An exact copy of the records is required, minus the pictures they hold.

[START Extracted material]

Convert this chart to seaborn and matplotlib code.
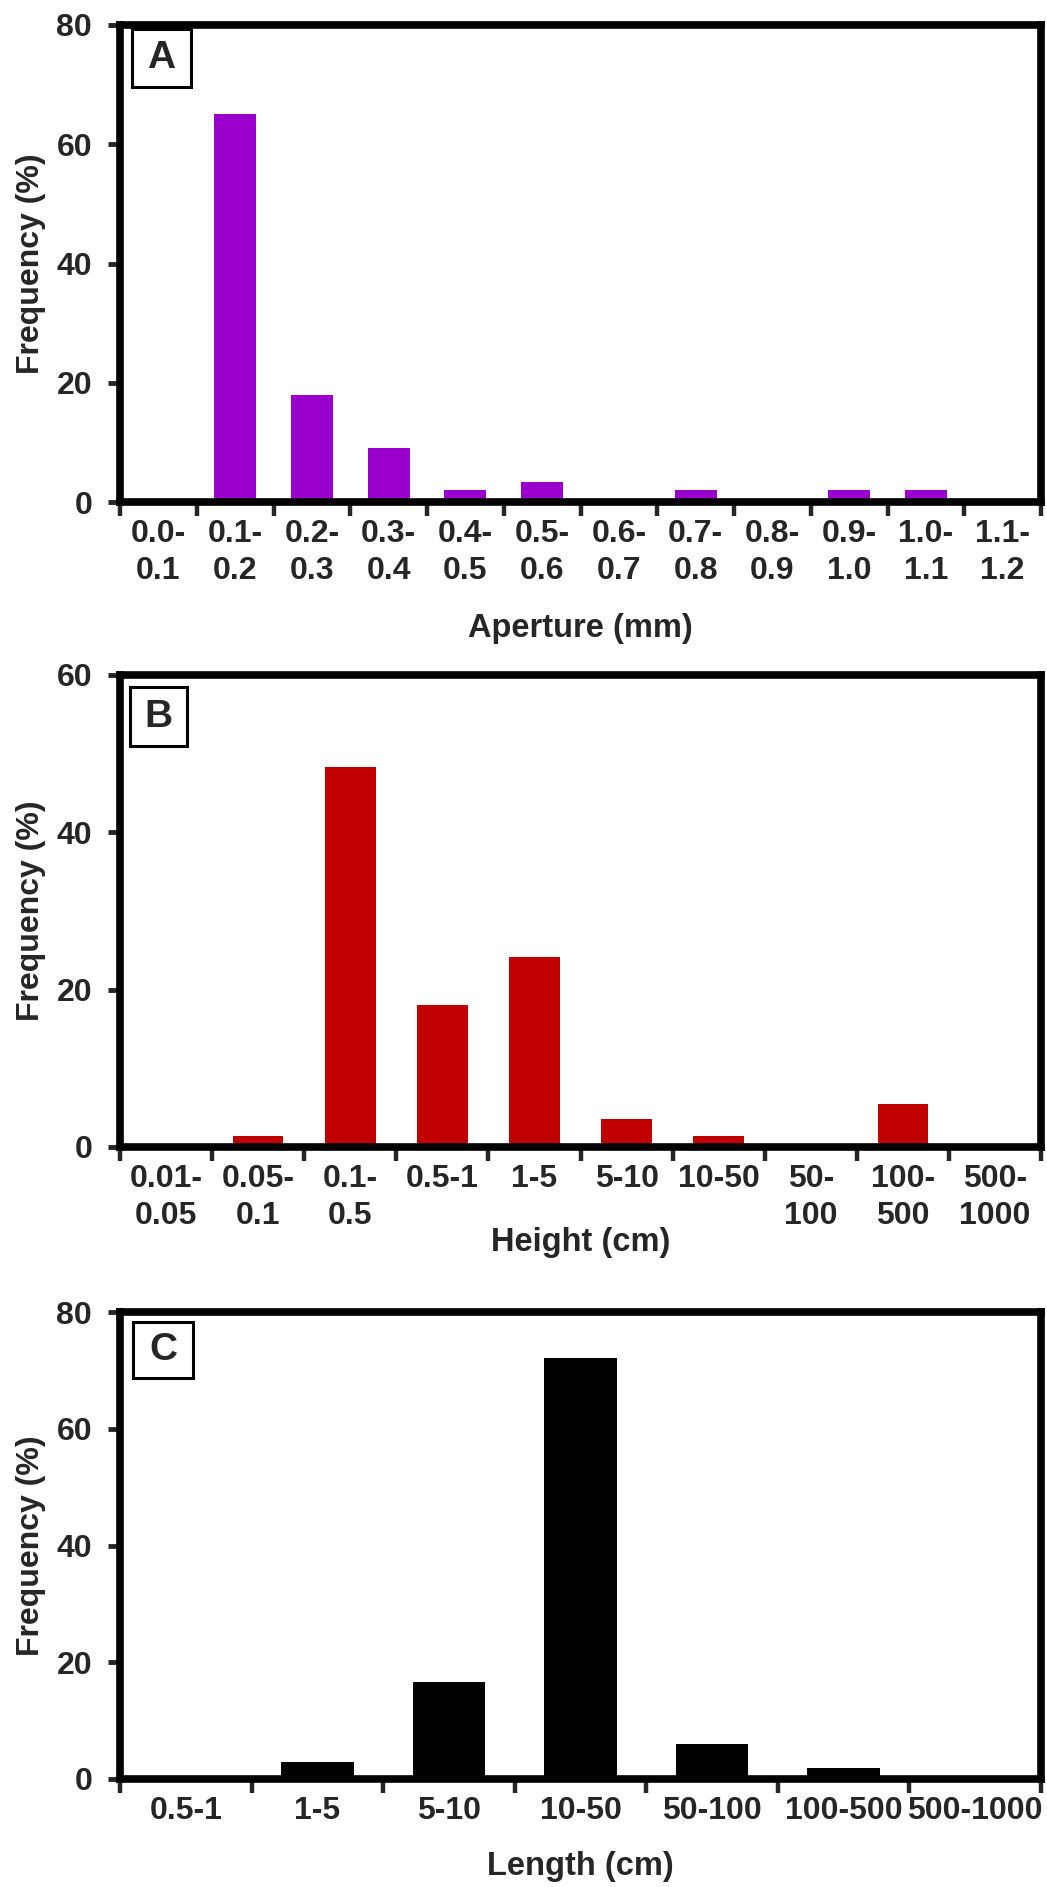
import numpy as np
import pandas as pd
import matplotlib
matplotlib.use("Agg")
import matplotlib.pyplot as plt
from matplotlib.patches import Rectangle
import seaborn as sns

# panel A - aperture
aperture_bins = ['0.0-\n0.1', '0.1-\n0.2', '0.2-\n0.3', '0.3-\n0.4', '0.4-\n0.5', '0.5-\n0.6',
                 '0.6-\n0.7', '0.7-\n0.8', '0.8-\n0.9', '0.9-\n1.0', '1.0-\n1.1', '1.1-\n1.2']
aperture_freq = [0, 65, 18, 9, 2, 3.4, 0, 2, 0, 2, 2, 0]

# panel B - height
height_bins = ['0.01-\n0.05', '0.05-\n0.1', '0.1-\n0.5', '0.5-1', '1-5', '5-10', '10-50',
               '50-\n100', '100-\n500', '500-\n1000']
height_freq = [0, 1.4, 48.3, 18.1, 24.1, 3.5, 1.4, 0, 5.5, 0]

# panel C - length
length_bins = ['0.5-1', '1-5', '5-10', '10-50', '50-100', '100-500', '500-1000']
length_freq = [0, 2.9, 16.6, 72.2, 6.0, 1.9, 0]

W, H = 1047, 1887
sns.set_style('ticks')
plt.rcParams['font.family'] = ['Liberation Sans', 'DejaVu Sans']
plt.rcParams['font.weight'] = 'bold'
plt.rcParams['axes.labelweight'] = 'bold'

fig = plt.figure(figsize=(W / 100, H / 100), dpi=100)

# axes boxes in pixels: (top, bottom)
left_px, right_px = 120, 1041
panels = [
    dict(top=25, bottom=502, bins=aperture_bins, freq=aperture_freq, color='#9900CC',
         ymax=80, xlabel='Aperture (mm)', xlab_y=628, letter='A', box=(132, 29, 59, 58)),
    dict(top=675, bottom=1147, bins=height_bins, freq=height_freq, color='#C00000',
         ymax=60, xlabel='Height (cm)', xlab_y=1242, letter='B', box=(130, 687, 57, 59)),
    dict(top=1312, bottom=1779, bins=length_bins, freq=length_freq, color='#000000',
         ymax=80, xlabel='Length (cm)', xlab_y=1867, letter='C', box=(133, 1322, 60, 56)),
]

for p in panels:
    ax = fig.add_axes([left_px / W, 1 - p['bottom'] / H,
                       (right_px - left_px) / W, (p['bottom'] - p['top']) / H])
    df = pd.DataFrame({'bin': p['bins'], 'freq': p['freq']})
    sns.barplot(data=df, x='bin', y='freq', color=p['color'], saturation=1,
                width=0.55, edgecolor='none', ax=ax)
    n = len(p['bins'])
    ax.set_xlim(-0.5, n - 0.5)
    ax.set_ylim(0, p['ymax'])
    ax.set_yticks(np.arange(0, p['ymax'] + 1, 20))
    ax.set_xticks(np.arange(n))
    ax.set_xticks(np.arange(n + 1) - 0.5, minor=True)
    ax.set_xticklabels(p['bins'], linespacing=1.3)
    ax.tick_params(axis='x', which='major', length=0, pad=12, labelsize=23)
    ax.tick_params(axis='x', which='minor', length=10, width=3.2, direction='out')
    ax.tick_params(axis='y', length=9, width=3.5, pad=11, labelsize=23)
    for s in ax.spines.values():
        s.set_visible(True)
        s.set_linewidth(5.5)
        s.set_color('black')

    ax.set_ylabel('Frequency (%)', fontsize=23, va='center')
    ax.yaxis.set_label_coords((31 - left_px) / (right_px - left_px), 0.5)
    ax.set_xlabel(p['xlabel'], fontsize=23.5, va='center')
    ax.xaxis.set_label_coords(0.5, (p['bottom'] - p['xlab_y']) / (p['bottom'] - p['top']))

    bx, by, bw, bh = p['box']
    fig.patches.append(Rectangle((bx / W, 1 - (by + bh) / H), bw / W, bh / H,
                                 transform=fig.transFigure, fc='white', ec='black', lw=2.2))
    fig.text((bx + bw / 2) / W, 1 - (by + bh / 2) / H, p['letter'], fontsize=28,
             fontweight='bold', ha='center', va='center')

fig.savefig('out.png', dpi=100)
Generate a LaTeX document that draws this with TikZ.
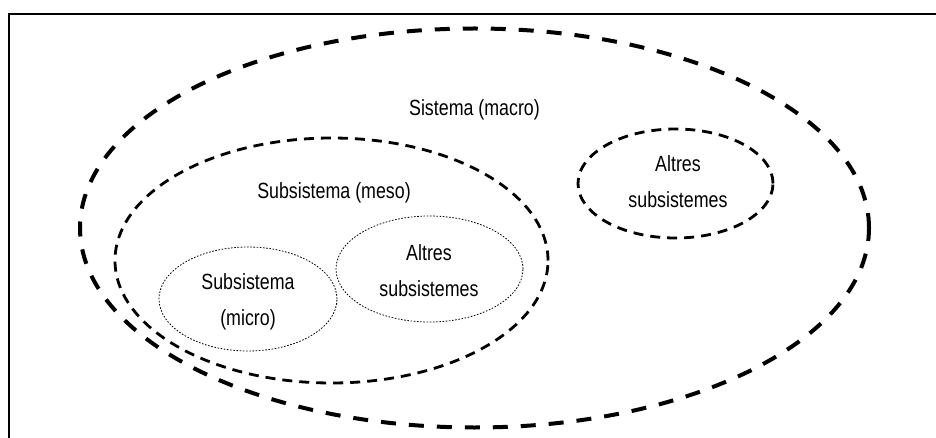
\documentclass[tikz,border=0pt]{standalone}
\usepackage{fontspec}
\setmainfont[FakeStretch=0.81]{Liberation Sans}
\usetikzlibrary{shapes.geometric}
\begin{document}
\begin{tikzpicture}[x=1pt,y=-1pt,
  every node/.style={font=\fontsize{22}{36}\selectfont},
  blob/.style={ellipse, inner sep=0pt, outer sep=0pt},
  heavy/.style={blob, draw, line width=4pt, dash pattern=on 15pt off 13pt},
  medium/.style={blob, draw, line width=2.8pt, dash pattern=on 10pt off 7pt},
  fine/.style={blob, draw, line width=0.8pt, dash pattern=on 1.6pt off 1.6pt},
  caption/.style={align=center, inner sep=0pt}]
\useasboundingbox (0,0) rectangle (936,438);
\draw[line width=2pt] (9,14) rectangle (950,450);

% outer system
\node[heavy, minimum width=789pt, minimum height=399pt] (macro) at (474.5,228) {};
\node[caption] (macrolbl) at (474.5,110) {Sistema (macro)};

% mesosystem
\node[medium, minimum width=433pt, minimum height=245pt] (meso) at (331.5,260.5) {};
\node[caption] (mesolbl) at (334,193) {Subsistema (meso)};

% other subsystems at the top right
\node[medium, minimum width=195pt, minimum height=109pt] (other) at (675.5,183.5) {};
\node[caption] (otherlbl) at (678,181.5) {Altres\\subsistemes};

% microsystem and its neighbour
\node[fine, minimum width=178pt, minimum height=104pt] (micro) at (248,299) {};
\node[caption] (microlbl) at (248,301.5) {Subsistema\\(micro)};
\node[fine, minimum width=187pt, minimum height=106pt] (inner) at (429.5,269) {};
\node[caption] (innerlbl) at (429,270.5) {Altres\\subsistemes};
\end{tikzpicture}
\end{document}
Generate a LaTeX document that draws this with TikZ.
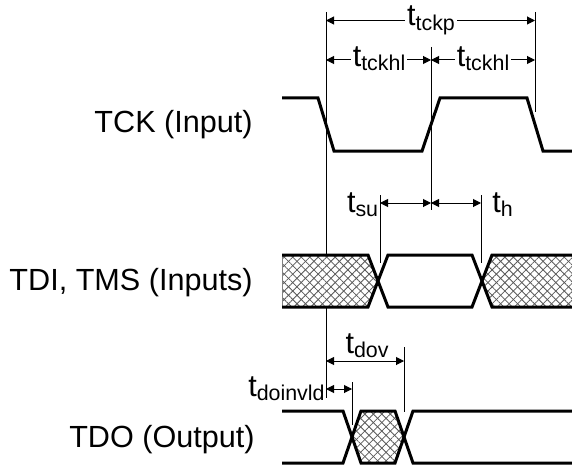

[END Extracted material]

▶ [Solution to this exercise]
Convert this chart to seaborn and matplotlib code.
import numpy as np
import pandas as pd
import matplotlib
matplotlib.use("Agg")
import matplotlib.pyplot as plt
from matplotlib.patches import Rectangle
import seaborn as sns

# panel A - aperture
aperture_bins = ['0.0-\n0.1', '0.1-\n0.2', '0.2-\n0.3', '0.3-\n0.4', '0.4-\n0.5', '0.5-\n0.6',
                 '0.6-\n0.7', '0.7-\n0.8', '0.8-\n0.9', '0.9-\n1.0', '1.0-\n1.1', '1.1-\n1.2']
aperture_freq = [0, 65, 18, 9, 2, 3.4, 0, 2, 0, 2, 2, 0]

# panel B - height
height_bins = ['0.01-\n0.05', '0.05-\n0.1', '0.1-\n0.5', '0.5-1', '1-5', '5-10', '10-50',
               '50-\n100', '100-\n500', '500-\n1000']
height_freq = [0, 1.4, 48.3, 18.1, 24.1, 3.5, 1.4, 0, 5.5, 0]

# panel C - length
length_bins = ['0.5-1', '1-5', '5-10', '10-50', '50-100', '100-500', '500-1000']
length_freq = [0, 2.9, 16.6, 72.2, 6.0, 1.9, 0]

W, H = 1047, 1887
sns.set_style('ticks')
plt.rcParams['font.family'] = ['Liberation Sans', 'DejaVu Sans']
plt.rcParams['font.weight'] = 'bold'
plt.rcParams['axes.labelweight'] = 'bold'

fig = plt.figure(figsize=(W / 100, H / 100), dpi=100)

# axes boxes in pixels: (top, bottom)
left_px, right_px = 120, 1041
panels = [
    dict(top=25, bottom=502, bins=aperture_bins, freq=aperture_freq, color='#9900CC',
         ymax=80, xlabel='Aperture (mm)', xlab_y=628, letter='A', box=(132, 29, 59, 58)),
    dict(top=675, bottom=1147, bins=height_bins, freq=height_freq, color='#C00000',
         ymax=60, xlabel='Height (cm)', xlab_y=1242, letter='B', box=(130, 687, 57, 59)),
    dict(top=1312, bottom=1779, bins=length_bins, freq=length_freq, color='#000000',
         ymax=80, xlabel='Length (cm)', xlab_y=1867, letter='C', box=(133, 1322, 60, 56)),
]

for p in panels:
    ax = fig.add_axes([left_px / W, 1 - p['bottom'] / H,
                       (right_px - left_px) / W, (p['bottom'] - p['top']) / H])
    df = pd.DataFrame({'bin': p['bins'], 'freq': p['freq']})
    sns.barplot(data=df, x='bin', y='freq', color=p['color'], saturation=1,
                width=0.55, edgecolor='none', ax=ax)
    n = len(p['bins'])
    ax.set_xlim(-0.5, n - 0.5)
    ax.set_ylim(0, p['ymax'])
    ax.set_yticks(np.arange(0, p['ymax'] + 1, 20))
    ax.set_xticks(np.arange(n))
    ax.set_xticks(np.arange(n + 1) - 0.5, minor=True)
    ax.set_xticklabels(p['bins'], linespacing=1.3)
    ax.tick_params(axis='x', which='major', length=0, pad=12, labelsize=23)
    ax.tick_params(axis='x', which='minor', length=10, width=3.2, direction='out')
    ax.tick_params(axis='y', length=9, width=3.5, pad=11, labelsize=23)
    for s in ax.spines.values():
        s.set_visible(True)
        s.set_linewidth(5.5)
        s.set_color('black')

    ax.set_ylabel('Frequency (%)', fontsize=23, va='center')
    ax.yaxis.set_label_coords((31 - left_px) / (right_px - left_px), 0.5)
    ax.set_xlabel(p['xlabel'], fontsize=23.5, va='center')
    ax.xaxis.set_label_coords(0.5, (p['bottom'] - p['xlab_y']) / (p['bottom'] - p['top']))

    bx, by, bw, bh = p['box']
    fig.patches.append(Rectangle((bx / W, 1 - (by + bh) / H), bw / W, bh / H,
                                 transform=fig.transFigure, fc='white', ec='black', lw=2.2))
    fig.text((bx + bw / 2) / W, 1 - (by + bh / 2) / H, p['letter'], fontsize=28,
             fontweight='bold', ha='center', va='center')

fig.savefig('out.png', dpi=100)
Generate a LaTeX document that draws this with TikZ.
\documentclass[tikz,border=0pt]{standalone}
\usepackage{fontspec}
\setmainfont[FakeStretch=0.81]{Liberation Sans}
\usetikzlibrary{shapes.geometric}
\begin{document}
\begin{tikzpicture}[x=1pt,y=-1pt,
  every node/.style={font=\fontsize{22}{36}\selectfont},
  blob/.style={ellipse, inner sep=0pt, outer sep=0pt},
  heavy/.style={blob, draw, line width=4pt, dash pattern=on 15pt off 13pt},
  medium/.style={blob, draw, line width=2.8pt, dash pattern=on 10pt off 7pt},
  fine/.style={blob, draw, line width=0.8pt, dash pattern=on 1.6pt off 1.6pt},
  caption/.style={align=center, inner sep=0pt}]
\useasboundingbox (0,0) rectangle (936,438);
\draw[line width=2pt] (9,14) rectangle (950,450);

% outer system
\node[heavy, minimum width=789pt, minimum height=399pt] (macro) at (474.5,228) {};
\node[caption] (macrolbl) at (474.5,110) {Sistema (macro)};

% mesosystem
\node[medium, minimum width=433pt, minimum height=245pt] (meso) at (331.5,260.5) {};
\node[caption] (mesolbl) at (334,193) {Subsistema (meso)};

% other subsystems at the top right
\node[medium, minimum width=195pt, minimum height=109pt] (other) at (675.5,183.5) {};
\node[caption] (otherlbl) at (678,181.5) {Altres\\subsistemes};

% microsystem and its neighbour
\node[fine, minimum width=178pt, minimum height=104pt] (micro) at (248,299) {};
\node[caption] (microlbl) at (248,301.5) {Subsistema\\(micro)};
\node[fine, minimum width=187pt, minimum height=106pt] (inner) at (429.5,269) {};
\node[caption] (innerlbl) at (429,270.5) {Altres\\subsistemes};
\end{tikzpicture}
\end{document}
Generate a LaTeX document that draws this with TikZ.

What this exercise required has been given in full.